» PROBLEM TO SOLVE: Write out all lines holding the word "code".

Figure scripts:
-- Start --

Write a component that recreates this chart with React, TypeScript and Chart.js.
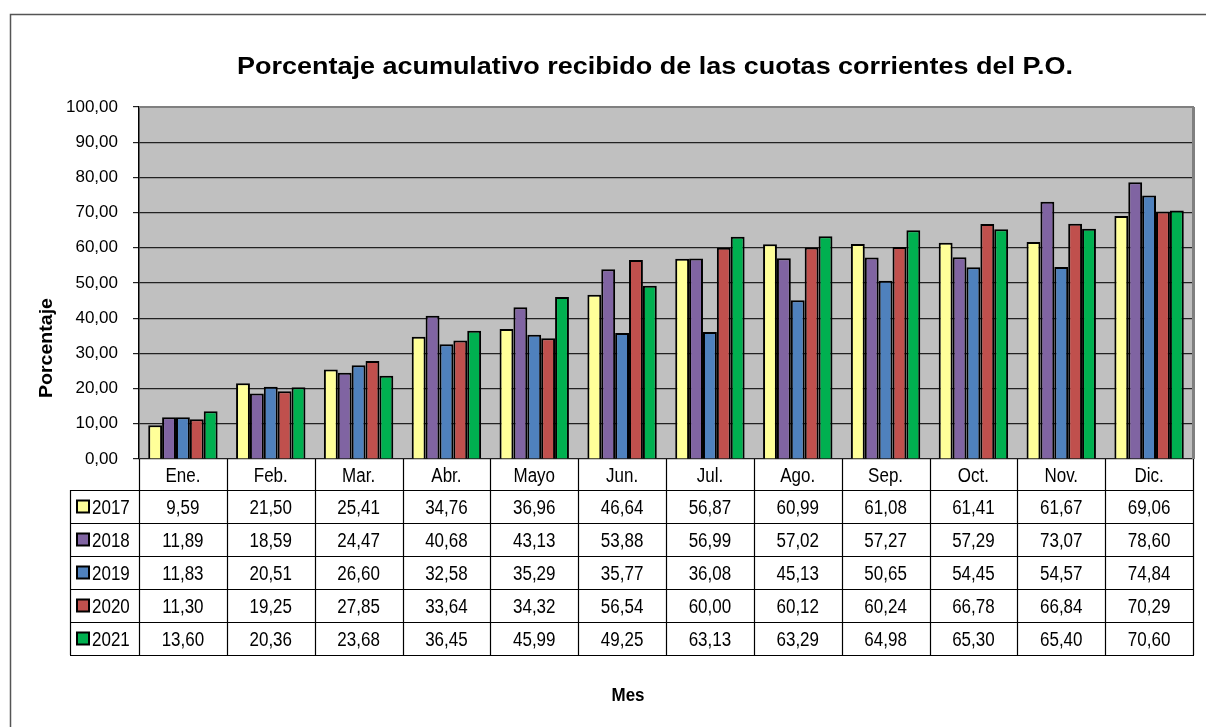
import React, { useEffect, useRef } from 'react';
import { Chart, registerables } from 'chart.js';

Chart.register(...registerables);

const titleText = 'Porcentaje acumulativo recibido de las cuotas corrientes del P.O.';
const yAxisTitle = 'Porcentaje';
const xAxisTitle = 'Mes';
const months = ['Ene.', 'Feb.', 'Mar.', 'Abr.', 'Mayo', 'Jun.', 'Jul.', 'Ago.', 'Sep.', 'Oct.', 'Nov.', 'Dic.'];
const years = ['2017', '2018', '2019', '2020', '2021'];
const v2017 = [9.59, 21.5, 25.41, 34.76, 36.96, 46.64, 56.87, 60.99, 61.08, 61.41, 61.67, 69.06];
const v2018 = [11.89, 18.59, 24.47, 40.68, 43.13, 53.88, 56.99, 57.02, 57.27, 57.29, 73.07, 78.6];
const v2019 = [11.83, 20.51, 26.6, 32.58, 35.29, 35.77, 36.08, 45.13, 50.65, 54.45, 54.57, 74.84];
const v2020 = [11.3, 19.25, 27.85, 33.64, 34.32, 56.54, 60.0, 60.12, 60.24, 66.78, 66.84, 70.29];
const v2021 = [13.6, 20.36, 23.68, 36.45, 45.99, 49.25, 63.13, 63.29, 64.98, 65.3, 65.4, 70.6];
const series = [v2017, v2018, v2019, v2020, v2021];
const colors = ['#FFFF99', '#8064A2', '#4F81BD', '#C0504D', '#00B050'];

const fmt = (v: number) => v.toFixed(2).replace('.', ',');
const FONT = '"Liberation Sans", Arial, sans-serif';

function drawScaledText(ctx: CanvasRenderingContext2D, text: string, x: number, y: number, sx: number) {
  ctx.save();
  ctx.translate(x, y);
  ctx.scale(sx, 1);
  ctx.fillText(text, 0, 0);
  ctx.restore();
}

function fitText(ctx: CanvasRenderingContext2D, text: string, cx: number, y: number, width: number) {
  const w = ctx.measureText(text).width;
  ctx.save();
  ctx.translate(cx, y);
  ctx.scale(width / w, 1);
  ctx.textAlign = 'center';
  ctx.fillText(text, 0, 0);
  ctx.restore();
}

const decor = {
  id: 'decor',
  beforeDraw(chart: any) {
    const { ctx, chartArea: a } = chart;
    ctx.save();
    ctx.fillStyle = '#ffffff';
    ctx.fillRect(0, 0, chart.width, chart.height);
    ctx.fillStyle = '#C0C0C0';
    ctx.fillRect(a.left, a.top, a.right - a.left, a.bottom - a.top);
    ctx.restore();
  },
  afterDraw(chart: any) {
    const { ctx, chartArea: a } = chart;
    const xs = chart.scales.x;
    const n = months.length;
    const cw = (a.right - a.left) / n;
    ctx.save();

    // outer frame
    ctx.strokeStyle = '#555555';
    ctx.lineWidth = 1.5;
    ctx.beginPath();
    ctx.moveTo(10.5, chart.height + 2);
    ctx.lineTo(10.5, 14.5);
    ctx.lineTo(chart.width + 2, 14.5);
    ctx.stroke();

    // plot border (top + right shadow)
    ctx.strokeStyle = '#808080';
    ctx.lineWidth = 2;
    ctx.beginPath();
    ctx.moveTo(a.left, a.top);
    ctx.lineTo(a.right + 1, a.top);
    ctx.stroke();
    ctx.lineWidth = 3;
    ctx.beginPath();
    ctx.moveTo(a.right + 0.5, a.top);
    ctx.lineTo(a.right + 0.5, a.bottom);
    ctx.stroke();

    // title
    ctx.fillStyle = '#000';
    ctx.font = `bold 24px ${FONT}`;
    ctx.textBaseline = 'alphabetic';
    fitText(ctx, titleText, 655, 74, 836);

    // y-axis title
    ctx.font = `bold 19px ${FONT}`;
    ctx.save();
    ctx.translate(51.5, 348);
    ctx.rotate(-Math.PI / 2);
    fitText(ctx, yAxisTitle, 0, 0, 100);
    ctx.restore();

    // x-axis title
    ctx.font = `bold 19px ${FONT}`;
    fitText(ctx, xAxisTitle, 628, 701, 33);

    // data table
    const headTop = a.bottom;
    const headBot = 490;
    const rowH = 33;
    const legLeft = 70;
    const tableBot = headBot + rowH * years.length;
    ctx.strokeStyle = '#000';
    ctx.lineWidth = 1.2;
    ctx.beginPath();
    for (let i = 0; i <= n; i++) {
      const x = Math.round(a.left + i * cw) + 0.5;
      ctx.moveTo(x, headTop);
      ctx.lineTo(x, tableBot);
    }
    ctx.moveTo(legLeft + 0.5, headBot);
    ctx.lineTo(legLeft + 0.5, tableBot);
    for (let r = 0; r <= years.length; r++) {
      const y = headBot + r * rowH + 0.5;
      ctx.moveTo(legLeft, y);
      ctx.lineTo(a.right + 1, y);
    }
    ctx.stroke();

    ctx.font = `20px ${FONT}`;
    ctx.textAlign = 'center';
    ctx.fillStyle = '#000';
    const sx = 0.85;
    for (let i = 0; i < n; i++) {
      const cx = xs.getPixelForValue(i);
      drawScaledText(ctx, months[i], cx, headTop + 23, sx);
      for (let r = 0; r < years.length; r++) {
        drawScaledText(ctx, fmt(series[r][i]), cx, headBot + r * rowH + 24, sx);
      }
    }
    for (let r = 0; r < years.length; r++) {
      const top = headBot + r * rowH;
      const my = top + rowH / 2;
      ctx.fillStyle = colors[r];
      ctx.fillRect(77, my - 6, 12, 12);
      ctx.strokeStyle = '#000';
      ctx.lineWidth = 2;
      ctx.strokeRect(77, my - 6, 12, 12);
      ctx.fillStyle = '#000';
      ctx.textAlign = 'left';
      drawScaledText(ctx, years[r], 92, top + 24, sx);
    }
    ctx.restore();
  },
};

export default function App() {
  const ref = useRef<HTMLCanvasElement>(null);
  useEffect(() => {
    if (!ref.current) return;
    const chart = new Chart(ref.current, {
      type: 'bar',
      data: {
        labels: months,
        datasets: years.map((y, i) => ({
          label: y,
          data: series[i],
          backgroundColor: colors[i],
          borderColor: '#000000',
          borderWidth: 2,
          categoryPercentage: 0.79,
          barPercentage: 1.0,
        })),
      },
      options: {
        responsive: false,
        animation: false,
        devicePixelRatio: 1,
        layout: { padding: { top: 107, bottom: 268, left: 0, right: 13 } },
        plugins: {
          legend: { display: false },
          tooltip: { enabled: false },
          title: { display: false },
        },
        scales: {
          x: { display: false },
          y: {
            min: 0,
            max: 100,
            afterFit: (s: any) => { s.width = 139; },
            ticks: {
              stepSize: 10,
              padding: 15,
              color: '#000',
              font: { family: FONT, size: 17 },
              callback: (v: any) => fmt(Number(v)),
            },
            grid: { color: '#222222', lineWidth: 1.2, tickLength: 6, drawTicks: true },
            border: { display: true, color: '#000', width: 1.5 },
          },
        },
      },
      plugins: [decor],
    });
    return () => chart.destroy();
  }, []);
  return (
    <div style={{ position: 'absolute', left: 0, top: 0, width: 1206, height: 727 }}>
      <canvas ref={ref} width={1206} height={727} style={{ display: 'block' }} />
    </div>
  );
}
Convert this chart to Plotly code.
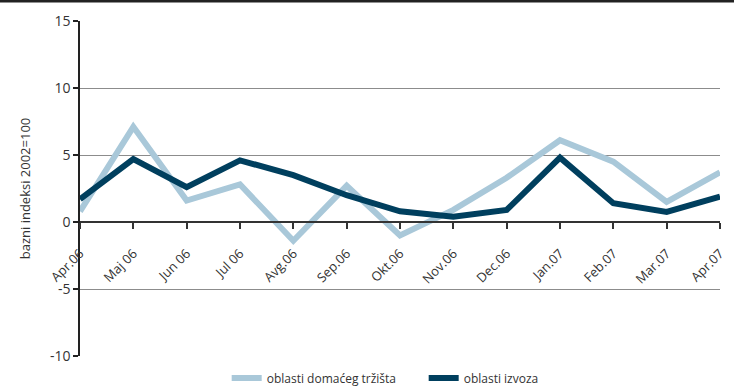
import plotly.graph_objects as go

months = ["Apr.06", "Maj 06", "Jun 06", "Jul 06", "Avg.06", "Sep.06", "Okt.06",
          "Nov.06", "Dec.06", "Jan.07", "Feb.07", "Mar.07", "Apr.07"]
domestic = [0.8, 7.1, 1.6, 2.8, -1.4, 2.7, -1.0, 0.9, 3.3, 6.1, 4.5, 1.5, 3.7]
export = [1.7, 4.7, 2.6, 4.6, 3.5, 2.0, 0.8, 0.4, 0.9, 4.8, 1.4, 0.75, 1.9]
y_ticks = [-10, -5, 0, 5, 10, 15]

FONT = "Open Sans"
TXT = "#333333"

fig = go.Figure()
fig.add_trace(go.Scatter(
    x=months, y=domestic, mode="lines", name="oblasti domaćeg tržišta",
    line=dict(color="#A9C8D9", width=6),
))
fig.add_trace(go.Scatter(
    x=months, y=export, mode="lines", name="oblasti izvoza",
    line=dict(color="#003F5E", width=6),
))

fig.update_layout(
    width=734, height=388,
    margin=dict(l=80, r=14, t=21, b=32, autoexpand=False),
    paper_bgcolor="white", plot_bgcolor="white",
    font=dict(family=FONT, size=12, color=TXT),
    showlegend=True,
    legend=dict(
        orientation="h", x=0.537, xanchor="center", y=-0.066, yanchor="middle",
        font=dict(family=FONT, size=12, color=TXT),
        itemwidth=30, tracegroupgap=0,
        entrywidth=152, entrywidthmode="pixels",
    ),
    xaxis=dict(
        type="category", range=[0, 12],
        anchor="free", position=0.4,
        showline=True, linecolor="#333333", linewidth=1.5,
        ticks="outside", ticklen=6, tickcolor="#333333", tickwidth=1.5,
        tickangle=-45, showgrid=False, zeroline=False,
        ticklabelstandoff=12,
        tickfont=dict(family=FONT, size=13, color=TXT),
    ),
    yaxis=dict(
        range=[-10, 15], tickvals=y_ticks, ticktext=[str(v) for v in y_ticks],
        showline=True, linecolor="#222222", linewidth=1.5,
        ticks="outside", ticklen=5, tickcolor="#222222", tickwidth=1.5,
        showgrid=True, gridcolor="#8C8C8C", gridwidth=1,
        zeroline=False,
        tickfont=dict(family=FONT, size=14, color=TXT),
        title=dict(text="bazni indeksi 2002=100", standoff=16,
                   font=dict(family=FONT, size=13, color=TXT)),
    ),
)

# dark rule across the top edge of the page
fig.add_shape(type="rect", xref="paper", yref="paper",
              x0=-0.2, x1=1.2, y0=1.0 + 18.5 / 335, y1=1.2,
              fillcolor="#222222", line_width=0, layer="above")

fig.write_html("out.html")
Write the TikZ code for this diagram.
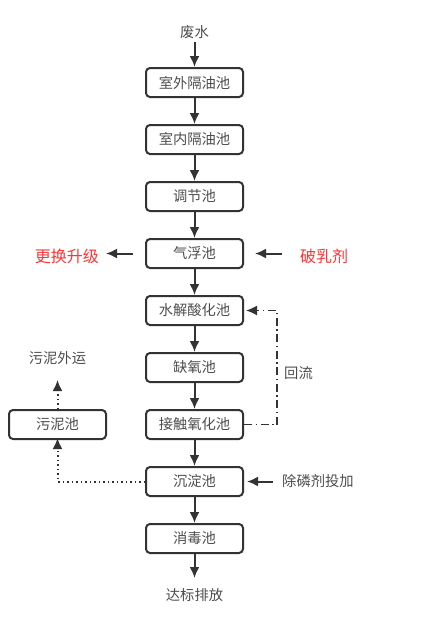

-- End --

» RESPONSE FOR THIS EXERCISE:
Convert this chart to Plotly code.
Write the TikZ code for this diagram.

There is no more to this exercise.